### RECORDED DATA
──────────────────────────────
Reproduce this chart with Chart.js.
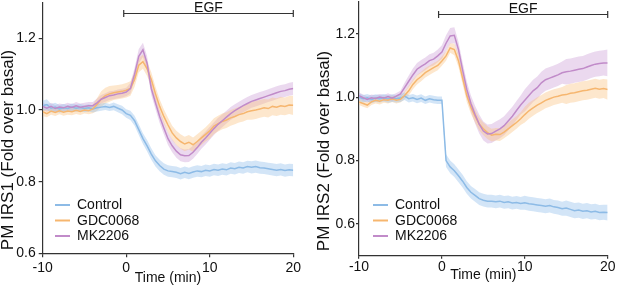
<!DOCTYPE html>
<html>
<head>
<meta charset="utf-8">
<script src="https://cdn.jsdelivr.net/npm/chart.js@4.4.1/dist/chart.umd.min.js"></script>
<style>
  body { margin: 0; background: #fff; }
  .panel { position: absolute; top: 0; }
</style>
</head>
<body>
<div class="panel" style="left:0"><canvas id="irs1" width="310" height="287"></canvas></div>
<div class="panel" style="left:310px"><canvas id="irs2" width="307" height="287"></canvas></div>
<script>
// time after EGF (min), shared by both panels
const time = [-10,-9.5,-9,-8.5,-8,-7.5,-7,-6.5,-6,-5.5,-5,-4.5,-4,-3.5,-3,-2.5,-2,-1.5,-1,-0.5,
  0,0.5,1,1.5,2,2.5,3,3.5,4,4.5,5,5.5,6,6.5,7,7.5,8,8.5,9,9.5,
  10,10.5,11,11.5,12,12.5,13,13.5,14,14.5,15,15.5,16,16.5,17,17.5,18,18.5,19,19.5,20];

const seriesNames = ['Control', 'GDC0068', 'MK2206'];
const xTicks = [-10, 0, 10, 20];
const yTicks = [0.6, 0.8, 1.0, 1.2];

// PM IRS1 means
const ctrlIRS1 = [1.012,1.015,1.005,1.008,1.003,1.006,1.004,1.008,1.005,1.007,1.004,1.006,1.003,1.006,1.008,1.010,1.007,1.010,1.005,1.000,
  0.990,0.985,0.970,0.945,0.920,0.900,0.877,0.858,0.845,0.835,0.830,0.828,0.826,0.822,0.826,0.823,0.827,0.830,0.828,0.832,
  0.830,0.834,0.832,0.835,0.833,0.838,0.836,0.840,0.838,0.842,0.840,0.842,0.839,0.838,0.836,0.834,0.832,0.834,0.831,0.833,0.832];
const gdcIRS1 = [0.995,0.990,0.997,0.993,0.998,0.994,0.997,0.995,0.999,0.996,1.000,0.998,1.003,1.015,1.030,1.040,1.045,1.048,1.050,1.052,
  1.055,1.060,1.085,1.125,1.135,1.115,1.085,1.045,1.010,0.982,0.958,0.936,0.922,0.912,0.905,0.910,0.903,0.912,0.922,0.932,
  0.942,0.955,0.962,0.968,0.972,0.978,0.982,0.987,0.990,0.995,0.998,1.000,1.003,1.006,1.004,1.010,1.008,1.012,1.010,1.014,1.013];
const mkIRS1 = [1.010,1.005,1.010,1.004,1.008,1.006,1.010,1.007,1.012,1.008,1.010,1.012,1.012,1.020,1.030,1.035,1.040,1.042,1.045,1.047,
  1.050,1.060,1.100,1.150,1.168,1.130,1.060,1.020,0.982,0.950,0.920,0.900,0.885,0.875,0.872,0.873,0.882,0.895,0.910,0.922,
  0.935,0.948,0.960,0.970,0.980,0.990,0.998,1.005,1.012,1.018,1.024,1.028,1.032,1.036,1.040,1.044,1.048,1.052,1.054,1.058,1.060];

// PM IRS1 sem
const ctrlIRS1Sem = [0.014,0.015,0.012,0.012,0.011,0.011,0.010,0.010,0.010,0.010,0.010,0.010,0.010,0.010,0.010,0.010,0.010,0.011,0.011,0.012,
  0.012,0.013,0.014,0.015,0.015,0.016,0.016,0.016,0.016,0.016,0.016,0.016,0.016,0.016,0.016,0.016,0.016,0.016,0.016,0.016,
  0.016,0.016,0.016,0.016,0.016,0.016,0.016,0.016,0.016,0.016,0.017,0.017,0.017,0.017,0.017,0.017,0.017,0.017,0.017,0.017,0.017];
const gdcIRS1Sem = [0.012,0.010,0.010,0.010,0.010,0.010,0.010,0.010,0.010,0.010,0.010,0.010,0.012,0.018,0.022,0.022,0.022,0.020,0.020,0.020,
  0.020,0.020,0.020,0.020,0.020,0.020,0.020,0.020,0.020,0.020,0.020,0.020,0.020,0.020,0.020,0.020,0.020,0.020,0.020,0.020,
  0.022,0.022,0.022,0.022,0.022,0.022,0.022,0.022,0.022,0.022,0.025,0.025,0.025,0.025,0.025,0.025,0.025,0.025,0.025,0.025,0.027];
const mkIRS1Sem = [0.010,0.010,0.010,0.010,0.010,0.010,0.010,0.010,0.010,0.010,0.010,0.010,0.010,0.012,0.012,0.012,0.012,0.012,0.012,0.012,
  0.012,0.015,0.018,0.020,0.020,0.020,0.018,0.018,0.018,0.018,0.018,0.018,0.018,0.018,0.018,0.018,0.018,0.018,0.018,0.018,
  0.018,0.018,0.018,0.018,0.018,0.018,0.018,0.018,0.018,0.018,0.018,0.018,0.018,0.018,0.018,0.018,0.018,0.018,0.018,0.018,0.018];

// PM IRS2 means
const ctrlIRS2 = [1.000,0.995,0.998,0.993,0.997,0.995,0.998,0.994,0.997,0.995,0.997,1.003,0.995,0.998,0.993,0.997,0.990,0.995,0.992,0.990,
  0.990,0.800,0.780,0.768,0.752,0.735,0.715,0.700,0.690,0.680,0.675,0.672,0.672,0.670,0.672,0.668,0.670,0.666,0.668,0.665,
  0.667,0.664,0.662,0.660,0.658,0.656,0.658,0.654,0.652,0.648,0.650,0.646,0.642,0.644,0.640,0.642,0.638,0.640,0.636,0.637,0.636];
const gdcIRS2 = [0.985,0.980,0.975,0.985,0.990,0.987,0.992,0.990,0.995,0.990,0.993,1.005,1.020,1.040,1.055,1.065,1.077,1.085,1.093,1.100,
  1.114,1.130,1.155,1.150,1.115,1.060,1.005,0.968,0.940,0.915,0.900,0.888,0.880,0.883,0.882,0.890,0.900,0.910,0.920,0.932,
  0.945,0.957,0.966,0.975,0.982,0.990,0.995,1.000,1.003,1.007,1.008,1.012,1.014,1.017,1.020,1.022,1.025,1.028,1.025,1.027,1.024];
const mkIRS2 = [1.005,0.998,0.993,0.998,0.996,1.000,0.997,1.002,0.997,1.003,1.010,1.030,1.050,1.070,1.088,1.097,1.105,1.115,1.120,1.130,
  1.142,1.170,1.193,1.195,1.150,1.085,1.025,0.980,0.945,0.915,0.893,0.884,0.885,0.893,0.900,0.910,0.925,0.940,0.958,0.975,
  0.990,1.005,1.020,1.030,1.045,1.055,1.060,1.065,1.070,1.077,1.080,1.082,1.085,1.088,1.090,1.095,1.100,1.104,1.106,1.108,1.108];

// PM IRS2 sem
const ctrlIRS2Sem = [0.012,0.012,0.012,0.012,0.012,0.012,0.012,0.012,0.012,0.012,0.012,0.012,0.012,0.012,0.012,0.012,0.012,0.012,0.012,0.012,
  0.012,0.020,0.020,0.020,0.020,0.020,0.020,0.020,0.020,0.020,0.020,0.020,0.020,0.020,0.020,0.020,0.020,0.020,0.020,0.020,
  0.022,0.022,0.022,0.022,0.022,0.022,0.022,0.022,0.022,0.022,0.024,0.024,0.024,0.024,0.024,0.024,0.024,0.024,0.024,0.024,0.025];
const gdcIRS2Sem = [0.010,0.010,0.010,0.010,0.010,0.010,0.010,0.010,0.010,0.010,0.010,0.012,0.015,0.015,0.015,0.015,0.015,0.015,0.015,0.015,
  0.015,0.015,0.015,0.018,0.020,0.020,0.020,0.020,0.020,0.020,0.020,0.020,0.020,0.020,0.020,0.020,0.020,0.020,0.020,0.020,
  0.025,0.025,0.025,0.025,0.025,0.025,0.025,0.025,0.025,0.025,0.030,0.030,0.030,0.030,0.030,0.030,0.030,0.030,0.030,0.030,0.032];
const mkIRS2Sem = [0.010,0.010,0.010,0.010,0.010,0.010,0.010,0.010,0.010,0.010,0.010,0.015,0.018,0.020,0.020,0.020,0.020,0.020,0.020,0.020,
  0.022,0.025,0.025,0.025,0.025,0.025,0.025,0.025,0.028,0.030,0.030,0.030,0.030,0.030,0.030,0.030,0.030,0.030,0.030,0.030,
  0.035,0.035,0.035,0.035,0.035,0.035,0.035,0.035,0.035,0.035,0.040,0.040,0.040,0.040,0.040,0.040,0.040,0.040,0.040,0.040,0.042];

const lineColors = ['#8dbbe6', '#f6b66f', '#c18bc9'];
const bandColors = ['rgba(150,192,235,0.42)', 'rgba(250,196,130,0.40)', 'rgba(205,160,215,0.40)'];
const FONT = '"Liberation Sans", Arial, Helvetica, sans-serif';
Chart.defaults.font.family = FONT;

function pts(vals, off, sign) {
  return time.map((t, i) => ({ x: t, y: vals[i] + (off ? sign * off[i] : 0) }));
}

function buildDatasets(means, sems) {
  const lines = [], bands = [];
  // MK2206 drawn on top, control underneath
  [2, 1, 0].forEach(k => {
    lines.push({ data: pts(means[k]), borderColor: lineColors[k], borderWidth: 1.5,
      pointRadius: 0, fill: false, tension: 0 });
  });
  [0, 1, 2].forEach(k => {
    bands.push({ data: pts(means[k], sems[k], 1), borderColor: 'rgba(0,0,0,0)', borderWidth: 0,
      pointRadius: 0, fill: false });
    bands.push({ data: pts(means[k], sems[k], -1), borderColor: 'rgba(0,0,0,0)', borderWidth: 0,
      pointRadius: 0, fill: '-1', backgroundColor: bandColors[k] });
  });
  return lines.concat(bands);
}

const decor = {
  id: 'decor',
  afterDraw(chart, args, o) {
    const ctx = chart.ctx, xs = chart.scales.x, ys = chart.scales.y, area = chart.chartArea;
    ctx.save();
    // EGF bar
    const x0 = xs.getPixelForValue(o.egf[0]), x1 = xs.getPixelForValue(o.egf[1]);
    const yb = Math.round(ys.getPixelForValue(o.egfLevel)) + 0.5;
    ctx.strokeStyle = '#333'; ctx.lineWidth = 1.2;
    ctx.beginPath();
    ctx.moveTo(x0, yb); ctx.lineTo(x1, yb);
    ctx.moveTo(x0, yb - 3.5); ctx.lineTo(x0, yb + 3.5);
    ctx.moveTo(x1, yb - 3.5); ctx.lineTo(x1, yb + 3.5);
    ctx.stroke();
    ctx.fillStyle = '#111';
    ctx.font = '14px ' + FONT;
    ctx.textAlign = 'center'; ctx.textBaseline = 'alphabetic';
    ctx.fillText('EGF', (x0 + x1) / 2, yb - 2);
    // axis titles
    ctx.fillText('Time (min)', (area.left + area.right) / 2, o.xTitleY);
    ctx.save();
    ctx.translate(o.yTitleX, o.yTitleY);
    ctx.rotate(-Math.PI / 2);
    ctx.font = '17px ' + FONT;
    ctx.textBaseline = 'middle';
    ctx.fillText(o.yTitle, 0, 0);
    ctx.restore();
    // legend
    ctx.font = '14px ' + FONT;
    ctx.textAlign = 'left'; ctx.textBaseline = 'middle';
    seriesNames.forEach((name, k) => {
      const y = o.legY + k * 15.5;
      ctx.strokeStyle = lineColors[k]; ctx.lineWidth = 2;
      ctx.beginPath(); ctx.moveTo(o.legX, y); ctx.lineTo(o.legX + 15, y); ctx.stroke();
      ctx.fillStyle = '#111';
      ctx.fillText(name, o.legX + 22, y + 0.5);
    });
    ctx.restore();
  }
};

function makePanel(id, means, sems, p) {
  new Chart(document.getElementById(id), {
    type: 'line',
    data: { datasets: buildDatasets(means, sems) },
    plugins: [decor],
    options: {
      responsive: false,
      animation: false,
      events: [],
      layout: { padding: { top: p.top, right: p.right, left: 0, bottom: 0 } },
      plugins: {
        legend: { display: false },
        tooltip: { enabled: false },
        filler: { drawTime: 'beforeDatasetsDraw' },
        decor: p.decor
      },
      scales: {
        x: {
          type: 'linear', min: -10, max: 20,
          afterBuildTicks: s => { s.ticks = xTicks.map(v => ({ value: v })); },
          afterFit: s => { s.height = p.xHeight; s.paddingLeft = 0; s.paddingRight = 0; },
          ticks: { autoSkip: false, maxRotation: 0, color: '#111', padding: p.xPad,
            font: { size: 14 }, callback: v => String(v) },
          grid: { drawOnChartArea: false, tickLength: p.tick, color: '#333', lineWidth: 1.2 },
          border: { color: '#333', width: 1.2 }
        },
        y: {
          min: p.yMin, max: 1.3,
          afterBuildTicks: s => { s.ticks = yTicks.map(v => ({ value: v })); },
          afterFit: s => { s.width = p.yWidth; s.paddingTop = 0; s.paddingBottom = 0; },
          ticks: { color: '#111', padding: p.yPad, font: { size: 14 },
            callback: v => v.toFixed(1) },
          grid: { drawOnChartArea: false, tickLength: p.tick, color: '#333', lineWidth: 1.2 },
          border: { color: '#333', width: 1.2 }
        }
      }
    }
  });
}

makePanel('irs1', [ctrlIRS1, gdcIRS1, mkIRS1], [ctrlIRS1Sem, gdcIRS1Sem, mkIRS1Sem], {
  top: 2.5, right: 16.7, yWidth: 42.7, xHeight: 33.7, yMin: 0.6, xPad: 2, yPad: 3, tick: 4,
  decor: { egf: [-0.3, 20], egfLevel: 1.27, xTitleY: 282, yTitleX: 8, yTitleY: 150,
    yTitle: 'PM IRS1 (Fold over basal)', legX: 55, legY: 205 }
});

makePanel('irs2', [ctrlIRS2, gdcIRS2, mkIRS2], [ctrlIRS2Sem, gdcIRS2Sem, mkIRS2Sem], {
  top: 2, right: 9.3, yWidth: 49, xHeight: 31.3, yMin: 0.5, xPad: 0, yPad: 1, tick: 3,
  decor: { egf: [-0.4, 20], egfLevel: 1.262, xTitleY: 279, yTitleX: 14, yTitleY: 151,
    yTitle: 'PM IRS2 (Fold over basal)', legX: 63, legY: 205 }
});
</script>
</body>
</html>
──────────────────────────────
### WORK TO BE COMPLETED
Leave out any pictures and return exactly the lines from the beginning of the data through the line with "const yTicks = [0.6, 0.8, 1.0, 1.2];", inclusive.

### SOLUTION TO THIS PROBLEM
Reproduce this chart with Chart.js.
<!DOCTYPE html>
<html>
<head>
<meta charset="utf-8">
<script src="https://cdn.jsdelivr.net/npm/chart.js@4.4.1/dist/chart.umd.min.js"></script>
<style>
  body { margin: 0; background: #fff; }
  .panel { position: absolute; top: 0; }
</style>
</head>
<body>
<div class="panel" style="left:0"><canvas id="irs1" width="310" height="287"></canvas></div>
<div class="panel" style="left:310px"><canvas id="irs2" width="307" height="287"></canvas></div>
<script>
// time after EGF (min), shared by both panels
const time = [-10,-9.5,-9,-8.5,-8,-7.5,-7,-6.5,-6,-5.5,-5,-4.5,-4,-3.5,-3,-2.5,-2,-1.5,-1,-0.5,
  0,0.5,1,1.5,2,2.5,3,3.5,4,4.5,5,5.5,6,6.5,7,7.5,8,8.5,9,9.5,
  10,10.5,11,11.5,12,12.5,13,13.5,14,14.5,15,15.5,16,16.5,17,17.5,18,18.5,19,19.5,20];

const seriesNames = ['Control', 'GDC0068', 'MK2206'];
const xTicks = [-10, 0, 10, 20];
const yTicks = [0.6, 0.8, 1.0, 1.2];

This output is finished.